By Keith Pompey
Inquirer Suburban Staff
Tajai Ahmad has a dream about playing in the NBA and worked hard to make it come true.
But even an enthusiast knows when games feel more like jobs. And basketball started to feel just that way after Ahmad joined three teams last winter. After nearly three months of nonstop play, he finally admitted to his concerned family he was burned out – at age 10.
Ahmad still wants to play, but only for one team at a time. That, he says, will be “better, much better. I don’t have to worry about getting tired.”
Derrick Cooper, once a nationally prominent youth wrestler, walked away completely from his sport of choice, at age 11. Six years later, he chooses to just play football at Camden Catholic High, delighted he now has time for his friends.
“I do miss wrestling with a passion, “Cooper said. “But I don’t think I’ll ever wrestle again… . I got burned out.”
These boys are not alone. Of the record 40 million youths playing sports nationwide, 30 percent will quit between age 13 and 17, says Joel Fish, director of the Center For Sport Psychology in Philadelphia.
Break goes into overtime
Cooper, of Cherry Hill, had intended to take a one-year break from wrestling. A half-dozen years later, he’s yet to resume.
“I got sick of it, “said Cooper, 17, a soon-to-be senior. “I felt like I missed out on a lot since all I was doing was wrestling.”
Though he dabbled in other sports, by age 4 Cooper was spending at least three months a year on the mat. By age 7 it was five months.
“It was practice, mainly all day, “he said, Mondays through Fridays.
Then there were matches, from 8 a.m. to 4 p.m. on Saturdays, and travel to all-day tournaments on Sundays.
Cooper first loved the sport that is a longtime family tradition. His father, Charles, and uncle, Dominick Saulle, wrestled for Willingboro High.
By the time he was 3, Derrick delighted in watching older cousin Dominick Saulle Jr. wrestle and was already playfully grappling with another cousin, Chris Notte, now a senior and vaunted wrestler at Holy Cross.
“Derrick was a wrestling buff, “Mary Notte-Cooper said of her son, who took to the mat before kindergarten age.
There were rewards. A member of the Willingboro Recreation Wrestling Program and the Wrecking Crew, a South Jersey all-star team, he became a three-time district and two-time regional champ. He placed sixth in the 1995 Middle Atlantic Wrestling Championships.
Cooper remembers those successes. He also wistfully recalls practicing while friends played outside. “It was, “he said, “a little overwhelming.”
One busy boy
Last winter, Ahmad played in a combined 41 games and 62 practices in the Lawncrest Youth Access Center league, on the Cheltenham junior varsity and the West Philly Rebels.

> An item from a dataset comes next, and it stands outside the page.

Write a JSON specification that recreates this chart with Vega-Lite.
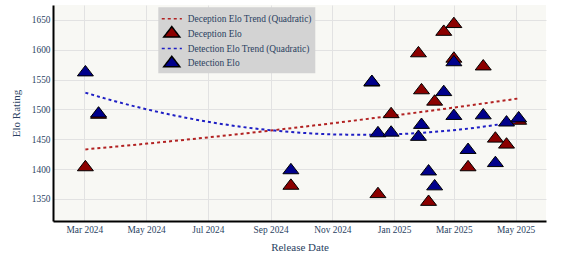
{
  "$schema": "https://vega.github.io/schema/vega-lite/v6.json",
  "width": 493,
  "height": 216,
  "autosize": {"type": "none"},
  "padding": {"left": 53, "top": 5, "right": 25, "bottom": 36},
  "background": "white",
  "config": {
    "view": {"fill": "#f8f8f4", "stroke": null},
    "font": "Liberation Serif",
    "axis": {
      "labelFont": "Liberation Serif",
      "titleFont": "Liberation Serif",
      "labelColor": "#2a3f5f",
      "titleColor": "#2a3f5f",
      "labelFontSize": 9.4,
      "titleFontSize": 11,
      "titleFontWeight": "normal",
      "gridColor": "#e2e2e2",
      "gridWidth": 1,
      "domainColor": "black",
      "domainWidth": 2,
      "ticks": false
    },
    "legend": {
      "orient": "none",
      "legendX": 105.3,
      "legendY": 2.3,
      "fillColor": "#d3d3d3",
      "padding": 3.5,
      "cornerRadius": 0,
      "labelFont": "Liberation Serif",
      "labelFontSize": 9.4,
      "labelColor": "#2a3f5f",
      "symbolSize": 192,
      "symbolStrokeWidth": 1.5,
      "symbolOffset": 2,
      "labelOffset": 8,
      "rowPadding": -0.3
    }
  },
  "datasets": {
    "decTrend": [
      {"date": "2024-03-02", "series": "Deception Elo Trend (Quadratic)", "elo": 1433.0},
      {"date": "2024-04-01", "series": "Deception Elo Trend (Quadratic)", "elo": 1437.7},
      {"date": "2024-05-02", "series": "Deception Elo Trend (Quadratic)", "elo": 1442.7},
      {"date": "2024-06-02", "series": "Deception Elo Trend (Quadratic)", "elo": 1448.0},
      {"date": "2024-07-04", "series": "Deception Elo Trend (Quadratic)", "elo": 1453.6},
      {"date": "2024-08-04", "series": "Deception Elo Trend (Quadratic)", "elo": 1459.3},
      {"date": "2024-09-05", "series": "Deception Elo Trend (Quadratic)", "elo": 1465.4},
      {"date": "2024-10-06", "series": "Deception Elo Trend (Quadratic)", "elo": 1471.5},
      {"date": "2024-11-06", "series": "Deception Elo Trend (Quadratic)", "elo": 1477.8},
      {"date": "2024-12-07", "series": "Deception Elo Trend (Quadratic)", "elo": 1484.4},
      {"date": "2025-01-07", "series": "Deception Elo Trend (Quadratic)", "elo": 1491.1},
      {"date": "2025-02-05", "series": "Deception Elo Trend (Quadratic)", "elo": 1497.6},
      {"date": "2025-03-07", "series": "Deception Elo Trend (Quadratic)", "elo": 1504.5},
      {"date": "2025-04-06", "series": "Deception Elo Trend (Quadratic)", "elo": 1511.6},
      {"date": "2025-05-04", "series": "Deception Elo Trend (Quadratic)", "elo": 1518.4}
    ],
    "detTrend": [
      {"date": "2024-03-02", "series": "Detection Elo Trend (Quadratic)", "elo": 1528.0},
      {"date": "2024-04-01", "series": "Detection Elo Trend (Quadratic)", "elo": 1513.4},
      {"date": "2024-05-02", "series": "Detection Elo Trend (Quadratic)", "elo": 1500.0},
      {"date": "2024-06-02", "series": "Detection Elo Trend (Quadratic)", "elo": 1488.5},
      {"date": "2024-07-04", "series": "Detection Elo Trend (Quadratic)", "elo": 1478.5},
      {"date": "2024-08-04", "series": "Detection Elo Trend (Quadratic)", "elo": 1470.6},
      {"date": "2024-09-05", "series": "Detection Elo Trend (Quadratic)", "elo": 1464.5},
      {"date": "2024-10-06", "series": "Detection Elo Trend (Quadratic)", "elo": 1460.3},
      {"date": "2024-11-06", "series": "Detection Elo Trend (Quadratic)", "elo": 1458.0},
      {"date": "2024-12-07", "series": "Detection Elo Trend (Quadratic)", "elo": 1457.5},
      {"date": "2025-01-07", "series": "Detection Elo Trend (Quadratic)", "elo": 1458.8},
      {"date": "2025-02-05", "series": "Detection Elo Trend (Quadratic)", "elo": 1461.7},
      {"date": "2025-03-07", "series": "Detection Elo Trend (Quadratic)", "elo": 1466.3},
      {"date": "2025-04-06", "series": "Detection Elo Trend (Quadratic)", "elo": 1472.7},
      {"date": "2025-05-04", "series": "Detection Elo Trend (Quadratic)", "elo": 1480.1}
    ],
    "decPts": [
      {"date": "2024-03-02", "series": "Deception Elo", "elo": 1403},
      {"date": "2024-03-15", "series": "Deception Elo", "elo": 1491},
      {"date": "2024-09-21", "series": "Deception Elo", "elo": 1372},
      {"date": "2024-12-10", "series": "Deception Elo", "elo": 1545},
      {"date": "2024-12-16", "series": "Deception Elo", "elo": 1358},
      {"date": "2024-12-29", "series": "Deception Elo", "elo": 1492},
      {"date": "2025-01-25", "series": "Deception Elo", "elo": 1594},
      {"date": "2025-01-28", "series": "Deception Elo", "elo": 1532},
      {"date": "2025-02-04", "series": "Deception Elo", "elo": 1345},
      {"date": "2025-02-10", "series": "Deception Elo", "elo": 1513},
      {"date": "2025-02-19", "series": "Deception Elo", "elo": 1630},
      {"date": "2025-03-01", "series": "Deception Elo", "elo": 1643},
      {"date": "2025-03-01", "series": "Deception Elo", "elo": 1585},
      {"date": "2025-03-15", "series": "Deception Elo", "elo": 1403},
      {"date": "2025-03-30", "series": "Deception Elo", "elo": 1572},
      {"date": "2025-04-11", "series": "Deception Elo", "elo": 1451},
      {"date": "2025-04-22", "series": "Deception Elo", "elo": 1441},
      {"date": "2025-05-04", "series": "Deception Elo", "elo": 1481}
    ],
    "detPts": [
      {"date": "2024-03-02", "series": "Detection Elo", "elo": 1562},
      {"date": "2024-03-15", "series": "Detection Elo", "elo": 1493},
      {"date": "2024-09-21", "series": "Detection Elo", "elo": 1398},
      {"date": "2024-12-10", "series": "Detection Elo", "elo": 1546},
      {"date": "2024-12-16", "series": "Detection Elo", "elo": 1460},
      {"date": "2024-12-29", "series": "Detection Elo", "elo": 1461},
      {"date": "2025-01-25", "series": "Detection Elo", "elo": 1454},
      {"date": "2025-01-28", "series": "Detection Elo", "elo": 1474},
      {"date": "2025-02-04", "series": "Detection Elo", "elo": 1396},
      {"date": "2025-02-10", "series": "Detection Elo", "elo": 1371},
      {"date": "2025-02-19", "series": "Detection Elo", "elo": 1529},
      {"date": "2025-03-01", "series": "Detection Elo", "elo": 1489},
      {"date": "2025-03-01", "series": "Detection Elo", "elo": 1579},
      {"date": "2025-03-15", "series": "Detection Elo", "elo": 1432},
      {"date": "2025-03-30", "series": "Detection Elo", "elo": 1490},
      {"date": "2025-04-11", "series": "Detection Elo", "elo": 1410},
      {"date": "2025-04-22", "series": "Detection Elo", "elo": 1478},
      {"date": "2025-05-04", "series": "Detection Elo", "elo": 1485}
    ]
  },
  "encoding": {
    "x": {
      "field": "date",
      "type": "temporal",
      "scale": {
        "type": "utc",
        "domain": [
          {"year": 2024, "month": "jan", "date": 30, "utc": true},
          {"year": 2025, "month": "may", "date": 31, "utc": true}
        ]
      },
      "axis": {
        "title": "Release Date",
        "format": "%b %Y",
        "tickCount": {"interval": "month", "step": 2},
        "labelFont": "Liberation Serif",
        "titleFont": "Liberation Serif",
        "titleFontWeight": "normal",
        "labelPadding": 4,
        "titlePadding": 8,
        "grid": true
      }
    },
    "y": {
      "field": "elo",
      "type": "quantitative",
      "scale": {"domain": [1313, 1675], "nice": false, "zero": false},
      "axis": {
        "title": "Elo Rating",
        "format": "d",
        "values": [1350, 1400, 1450, 1500, 1550, 1600, 1650],
        "labelFont": "Liberation Serif",
        "titleFont": "Liberation Serif",
        "titleFontWeight": "normal",
        "labelPadding": 3,
        "titlePadding": 10,
        "grid": true
      }
    },
    "stroke": {
      "field": "series",
      "type": "nominal",
      "scale": {
        "domain": ["Deception Elo Trend (Quadratic)", "Deception Elo", "Detection Elo Trend (Quadratic)", "Detection Elo"],
        "range": ["#b22222", "black", "#1f1fc4", "black"]
      },
      "legend": {"title": null}
    }
  },
  "layer": [
    {
      "data": {"name": "decTrend"},
      "mark": {"type": "line", "strokeWidth": 2, "interpolate": "monotone"},
      "encoding": {
        "strokeDash": {
          "field": "series",
          "type": "nominal",
          "scale": {
            "domain": ["Deception Elo Trend (Quadratic)", "Deception Elo", "Detection Elo Trend (Quadratic)", "Detection Elo"],
            "range": [[3, 3], [1, 0], [3, 3], [1, 0]]
          },
          "legend": {"title": null}
        }
      }
    },
    {
      "data": {"name": "decPts"},
      "mark": {"type": "point", "size": 192, "filled": true, "opacity": 1, "strokeWidth": 1},
      "encoding": {
        "color": {
          "field": "series",
          "type": "nominal",
          "scale": {
            "domain": ["Deception Elo Trend (Quadratic)", "Deception Elo", "Detection Elo Trend (Quadratic)", "Detection Elo"],
            "range": ["#b22222", "#8b0000", "#1f1fc4", "#00008b"]
          },
          "legend": {"title": null}
        },
        "shape": {
          "field": "series",
          "type": "nominal",
          "scale": {
            "domain": ["Deception Elo Trend (Quadratic)", "Deception Elo", "Detection Elo Trend (Quadratic)", "Detection Elo"],
            "range": ["M-1.45,0H1.45", "M-1.155,0.5H1.155L0,-1Z", "M-1.45,0H1.45", "M-1.155,0.5H1.155L0,-1Z"]
          },
          "legend": {"title": null}
        }
      }
    },
    {
      "data": {"name": "detTrend"},
      "mark": {"type": "line", "strokeWidth": 2, "interpolate": "monotone"},
      "encoding": {
        "strokeDash": {
          "field": "series",
          "type": "nominal",
          "scale": {
            "domain": ["Deception Elo Trend (Quadratic)", "Deception Elo", "Detection Elo Trend (Quadratic)", "Detection Elo"],
            "range": [[3, 3], [1, 0], [3, 3], [1, 0]]
          },
          "legend": {"title": null}
        }
      }
    },
    {
      "data": {"name": "detPts"},
      "mark": {"type": "point", "size": 192, "filled": true, "opacity": 1, "strokeWidth": 1},
      "encoding": {
        "color": {
          "field": "series",
          "type": "nominal",
          "scale": {
            "domain": ["Deception Elo Trend (Quadratic)", "Deception Elo", "Detection Elo Trend (Quadratic)", "Detection Elo"],
            "range": ["#b22222", "#8b0000", "#1f1fc4", "#00008b"]
          },
          "legend": {"title": null}
        },
        "shape": {
          "field": "series",
          "type": "nominal",
          "scale": {
            "domain": ["Deception Elo Trend (Quadratic)", "Deception Elo", "Detection Elo Trend (Quadratic)", "Detection Elo"],
            "range": ["M-1.45,0H1.45", "M-1.155,0.5H1.155L0,-1Z", "M-1.45,0H1.45", "M-1.155,0.5H1.155L0,-1Z"]
          },
          "legend": {"title": null}
        }
      }
    }
  ]
}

His typical evening consisted of playing games for one team, then practicing with another.
“Initially we didn’t think it was going to be a problem, “his mother, Trina Ahmad, said. “If we would have thought that, we wouldn’t have done it.”
The sixth grader at Whittier Elementary in North Philadelphia didn’t let on that there was an issue. But, Ahmad says now: “The gyms were very hot, and I got a headache. I felt like I was about to throw up and was getting overheated because I was always tired.”
Often too busy to play video games or enjoy downtime, he’d immediately head for bed once he got home from games and practices.
Even if time permitted, Ahmad was often too tired to join friends playing outside of his Feltonville home. And he routinely did homework in his parents’ car as he shuttled from one team to another.
“It was bad, “Trina Ahmad said. “We were actually calling out his spelling words to him in the car. You could see that his mood changed. I knew something was wrong when he didn’t want to hang with his friends.
“He wasn’t doing the things that average 10-year-olds were doing.”
The mother acknowledges she had no idea life would get that involved for her son, “but when it was actually happening, it was two different things.”
Still, she kept asking him whether it was too much. He said it was not, but as the season ended, he admitted to being overwhelmed.
The family gladly went to the one-team rule.
“I had to let a kid be a kid, “Trina Ahmad said.
That’s what the 10-year-old is doing, now – while still dreaming of the NBA.